Today, my pal Meg sent me a link to a PBWiki focused solely on digital research tools or (DRT). Meg is an academic librarian and frequent Cloudnotes reader, so when she sent me this link I knew I had to check it out. DiRT’s self-described mission is pretty straightforward:
This wiki collects information about tools and resources that can help scholars (particularly in the humanities and social sciences) conduct research more efficiently or creatively. Whether you need software to help you manage citations, author a multimedia work, or analyze texts, Digital Research Tools will help you find what you're looking for. We provide a directory of tools organized by research activity, as well as reviews of select tools in which we not only describe the tool's features, but also explore how it might be employed most effectively by researchers.
The DiRT home page is helpfully organized around various research activities, including Brainstorm/ generate ideas, Make a screencast, Share bookmarks, Take notes/ annotate resources, and Visualize data. For each task, DiRT provides links to tools, software, and websites that fit the bill. For some of the more well-known research tools, such as Zotero and Diigo, DiRT features a longer review discussing the tool’s advantages and disadvantages.
I’m pretty excited to see a wiki dedicated to online research.
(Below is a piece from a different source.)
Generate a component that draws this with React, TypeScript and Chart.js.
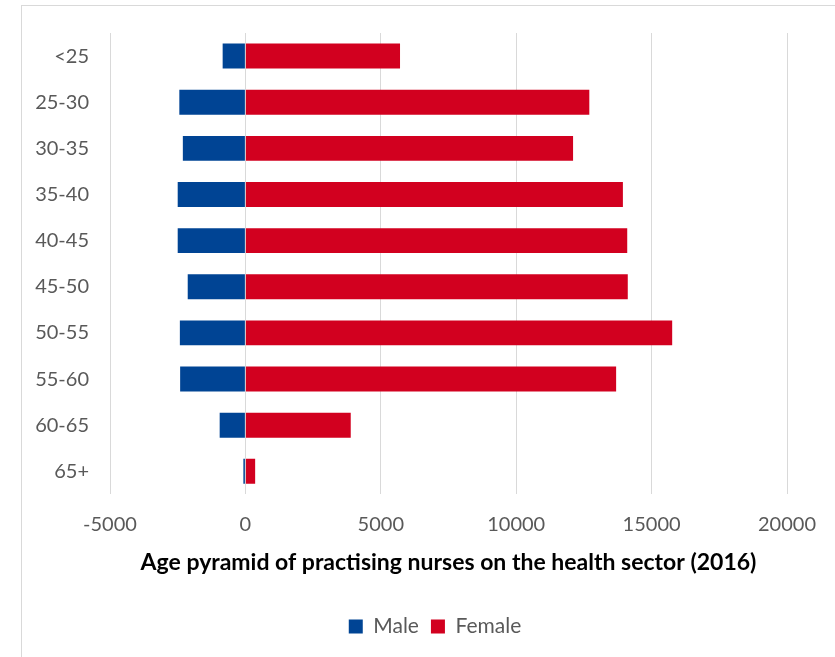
import React, { useEffect, useRef } from "react";
import { Chart, registerables } from "chart.js";

Chart.register(...registerables);

const categories = ["<25", "25-30", "30-35", "35-40", "40-45", "45-50", "50-55", "55-60", "60-65", "65+"];
const maleValues = [-840, -2440, -2310, -2500, -2500, -2130, -2420, -2410, -950, -75];
const femaleValues = [5710, 12700, 12100, 13940, 14100, 14120, 15760, 13690, 3890, 360];
const xTicks = [-5000, 0, 5000, 10000, 15000, 20000];
const titleText = "Age pyramid of practising nurses on the health sector (2016)";

const FONT = "Lato, 'Open Sans', sans-serif";
const GREY = "#595959";

const legendShift = {
  id: "legendShift",
  afterLayout(chart: any) {
    const l = chart.legend;
    if (!l) return;
    const target = 435;
    const cur = (l.left + l.right) / 2;
    const d = target - cur;
    l.left += d;
    l.right += d;
  },
};

export default function App() {
  const canvasRef = useRef<HTMLCanvasElement | null>(null);

  useEffect(() => {
    if (!canvasRef.current) return;
    const chart = new Chart(canvasRef.current, {
      type: "bar",
      data: {
        labels: categories,
        datasets: [
          {
            label: "Male",
            data: maleValues,
            backgroundColor: "#004494",
            barPercentage: 1,
            categoryPercentage: 0.54,
          },
          {
            label: "Female",
            data: femaleValues,
            backgroundColor: "#D2001F",
            barPercentage: 1,
            categoryPercentage: 0.54,
          },
        ],
      },
      plugins: [legendShift],
      options: {
        indexAxis: "y",
        animation: false,
        responsive: false,
        maintainAspectRatio: false,
        layout: { padding: { top: 32, right: 48, left: 0, bottom: 10 } },
        scales: {
          x: {
            stacked: true,
            min: xTicks[0],
            max: xTicks[xTicks.length - 1],
            afterBuildTicks: (scale: any) => {
              scale.ticks = xTicks.map((v) => ({ value: v }));
            },
            afterFit: (scale: any) => {
              scale.height = 50;
            },
            ticks: {
              color: GREY,
              font: { family: FONT, size: 20 },
              padding: 18,
              maxRotation: 0,
              callback: (v: any) => String(v),
            },
            grid: { color: "#d9d9d9", lineWidth: 1, drawTicks: false },
            border: { display: false },
          },
          y: {
            stacked: true,
            afterFit: (scale: any) => {
              scale.width = 110;
            },
            ticks: {
              color: GREY,
              font: { family: FONT, size: 20 },
              padding: 21,
            },
            grid: { display: false, drawTicks: false },
            border: { display: false },
          },
        },
        plugins: {
          tooltip: { enabled: false },
          title: {
            display: true,
            text: titleText,
            position: "bottom",
            fullSize: false,
            weight: 500,
            color: "#000000",
            font: { family: FONT, size: 23, weight: "bold" },
            padding: { top: 4, bottom: 28 },
          } as any,
          legend: {
            position: "bottom",
            labels: {
              color: GREY,
              font: { family: FONT, size: 21 },
              boxWidth: 14,
              boxHeight: 14,
              padding: 12,
            },
          },
        },
      },
    });
    return () => chart.destroy();
  }, []);

  return (
    <div style={{ position: "fixed", left: 0, top: 0, width: 835, height: 657, background: "#fff", overflow: "hidden" }}>
      <div
        style={{
          position: "absolute",
          left: 21,
          top: 5,
          width: 900,
          height: 700,
          borderLeft: "1px solid #d9d9d9",
          borderTop: "1px solid #d9d9d9",
        }}
      />
      <canvas ref={canvasRef} width={835} height={657} style={{ position: "absolute", left: 0, top: 0 }} />
    </div>
  );
}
And I’m happy to report that, unlike many specialty wikis, DiRT isn’t an abandoned ghost town. While not yet a comprehensive source, it seems to be an active community, with a critical mass of useful content. As a native Texan (I live in Houston), I also have to note DiRT’s editors are predominantly Texas-based, including academic librarians at Rice University and Sam Houston State University.
If you’re at all into the stuff I write about here, a site like this deserves your attention and support. So I encourage you to head over there, take a look around, and maybe become a contributor.